Aim:
Note how many lines hold the string "this" and give that number without any other words.
■ ■ ■ ■ ■
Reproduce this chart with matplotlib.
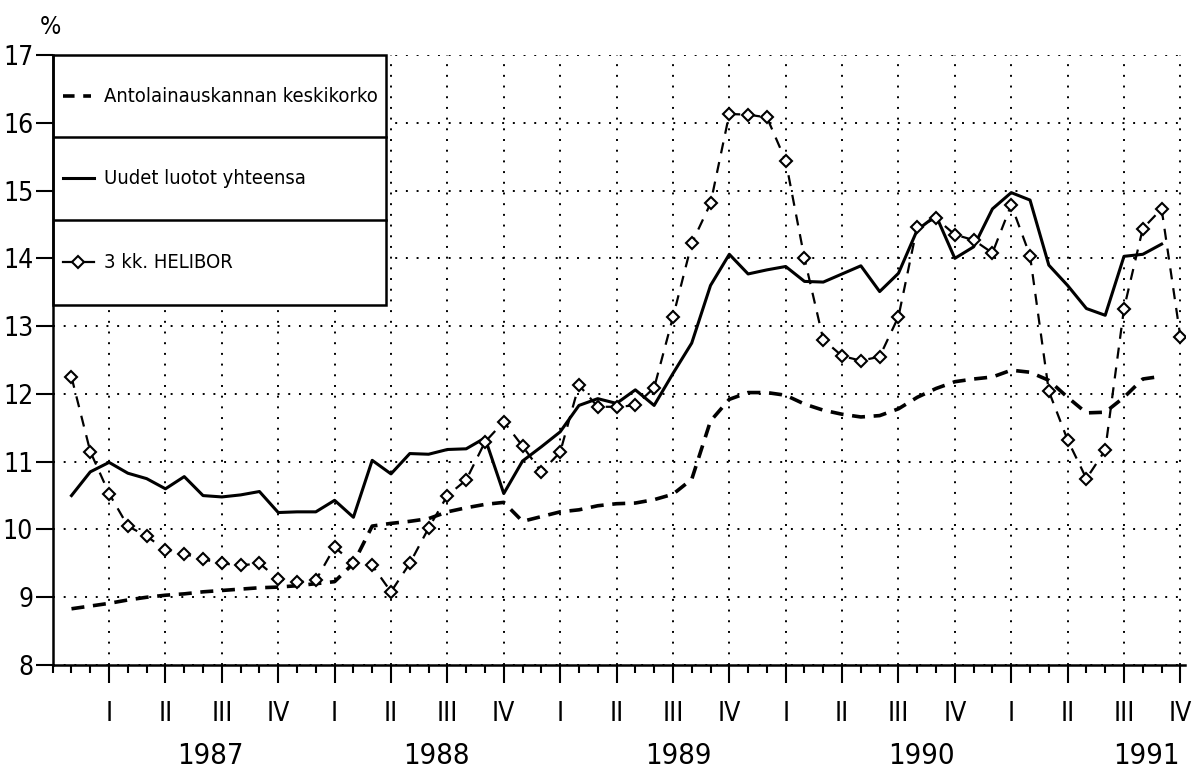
import numpy as np
import matplotlib
matplotlib.use("Agg")
import matplotlib.pyplot as plt
from matplotlib.patches import Rectangle

plt.rcParams['font.family'] = ['DejaVu Sans']
plt.rcParams['font.stretch'] = 'condensed'

# monthly values, month 1 = first month shown (Dec 1986 area)
helibor = [12.25, 11.15, 10.53, 10.05, 9.90, 9.70, 9.64, 9.56, 9.50, 9.47,
           9.50, 9.27, 9.22, 9.25, 9.74, 9.50, 9.47, 9.08, 9.50, 10.02,
           10.50, 10.73, 11.29, 11.59, 11.23, 10.85, 11.14, 12.13, 11.81, 11.81,
           11.83, 12.09, 13.13, 14.22, 14.81, 16.13, 16.12, 16.08, 15.44, 14.00,
           12.80, 12.56, 12.49, 12.55, 13.14, 14.47, 14.59, 14.35, 14.27, 14.08,
           14.79, 14.04, 12.04, 11.32, 10.75, 11.17, 13.26, 14.44, 14.73, 12.84]

uudet = [10.50, 10.85, 10.99, 10.83, 10.75, 10.60, 10.78, 10.50, 10.48, 10.51,
         10.56, 10.25, 10.26, 10.26, 10.43, 10.18, 11.02, 10.82, 11.12, 11.11,
         11.18, 11.19, 11.35, 10.53, 11.01, 11.22, 11.44, 11.83, 11.93, 11.86,
         12.06, 11.83, 12.30, 12.75, 13.60, 14.06, 13.77, 13.83, 13.88, 13.66,
         13.65, 13.77, 13.89, 13.51, 13.78, 14.42, 14.63, 14.00, 14.17, 14.73,
         14.97, 14.86, 13.90, 13.60, 13.26, 13.16, 14.03, 14.06, 14.21]

antolainaus = [8.83, 8.87, 8.91, 8.96, 9.00, 9.03, 9.05, 9.08, 9.10, 9.12,
               9.14, 9.15, 9.17, 9.20, 9.23, 9.50, 10.05, 10.09, 10.12, 10.16,
               10.26, 10.32, 10.37, 10.40, 10.12, 10.19, 10.26, 10.29, 10.35, 10.38,
               10.39, 10.44, 10.52, 10.74, 11.60, 11.92, 12.02, 12.02, 11.98, 11.85,
               11.76, 11.70, 11.66, 11.68, 11.78, 11.95, 12.08, 12.18, 12.22, 12.25,
               12.35, 12.32, 12.20, 11.95, 11.72, 11.73, 11.95, 12.22, 12.26]

quarters = ['I', 'II', 'III', 'IV'] * 5
years = ['1987', '1988', '1989', '1990', '1991']
year_pos = [8.4, 20.4, 33.3, 46.2, 58.2]

labels = ['Antolainauskannan keskikorko', 'Uudet luotot yhteensa', '3 kk. HELIBOR']

m_hel = np.arange(1, len(helibor) + 1)
m_uud = np.arange(1, len(uudet) + 1)
m_ant = np.arange(1, len(antolainaus) + 1)

fig = plt.figure(figsize=(11.92, 7.75), dpi=100)
ax = fig.add_axes([0.0442, 0.1419, 0.9500, 0.7871])

ant_style = dict(color='black', lw=2.6, dashes=(3.6, 2.4))
uud_style = dict(color='black', lw=2.2)
hel_style = dict(color='black', lw=1.6, dashes=(5, 4), marker='D', ms=6.5,
                 mfc='white', mec='black', mew=1.5)

ax.plot(m_ant, antolainaus, **ant_style, zorder=3)
ax.plot(m_uud, uudet, **uud_style, zorder=3)
ax.plot(m_hel, helibor, **hel_style, zorder=4)

ax.set_xlim(0, 60.25)
ax.set_ylim(8, 17)

# ticks
ax.set_yticks(range(8, 18))
ax.tick_params(axis='y', direction='out', length=12, width=1.5, pad=2, labelsize=19)
ax.set_xticks(np.arange(3, 61, 3))
ax.set_xticklabels(quarters)
ax.set_xticks(np.arange(0, 61, 1), minor=True)
ax.tick_params(axis='x', which='major', direction='out', length=13, width=1.5,
               pad=13, labelsize=19)
ax.tick_params(axis='x', which='minor', direction='out', length=6, width=1.5)

for yr, p in zip(years, year_pos):
    ax.text(p, -0.149, yr, transform=ax.get_xaxis_transform(), ha='center',
            va='center', fontsize=21)

fig.text(50 / 1192, 1 - 27 / 775, '%', fontsize=18, ha='center', va='center')

# grid / frame
ax.set_axisbelow(True)
ax.grid(True, which='major', color='black', lw=1.4, linestyle=(0, (1, 4.5)))
ax.spines['top'].set_visible(False)
ax.spines['right'].set_visible(False)
ax.spines['left'].set_linewidth(1.8)
ax.spines['bottom'].set_linewidth(1.8)

# legend box
bx_right = 17.73
rows = [17.0, 15.79, 14.57, 13.31]
ax.add_patch(Rectangle((0, rows[3]), bx_right, rows[0] - rows[3], facecolor='white',
                       edgecolor='black', lw=1.8, zorder=2, clip_on=False))
for r in rows[1:3]:
    ax.plot([0, bx_right], [r, r], color='black', lw=1.8, zorder=2)

centers = [(rows[i] + rows[i + 1]) / 2 for i in range(3)]
ax.plot([0.55, 2.05], [centers[0]] * 2, color='black', lw=2.6, dashes=(3.2, 2.4), zorder=3)
ax.plot([0.55, 2.2], [centers[1]] * 2, **uud_style, zorder=3)
ax.plot([0.55, 2.2], [centers[2]] * 2, color='black', lw=1.6, zorder=3)
ax.plot([1.35], [centers[2]], marker='D', ms=6.5, mfc='white', mec='black', mew=1.5,
        ls='none', zorder=4)
for c, lab in zip(centers, labels):
    ax.text(2.75, c, lab, ha='left', va='center', fontsize=14.5, zorder=5)

fig.savefig('out.png', dpi=100)
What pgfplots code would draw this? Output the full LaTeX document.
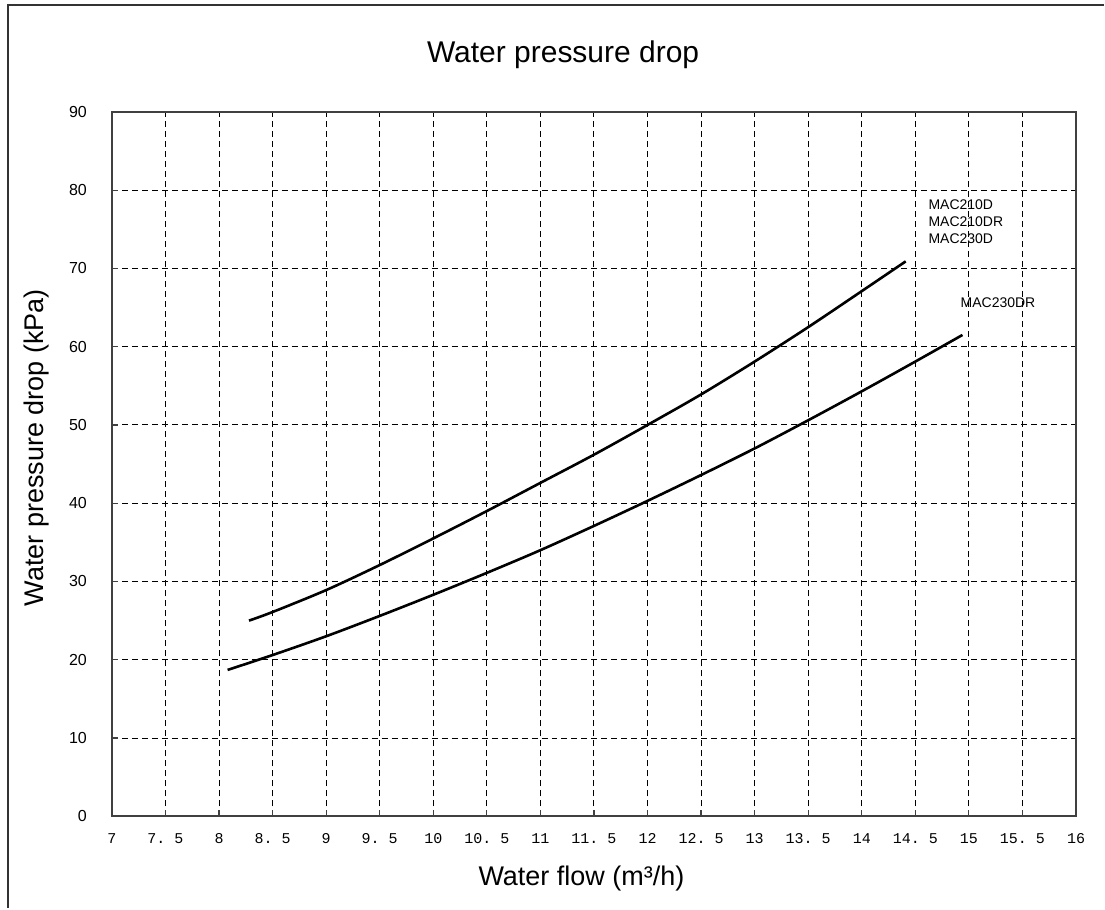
■ ■ ■ ■ ■
The answer:
2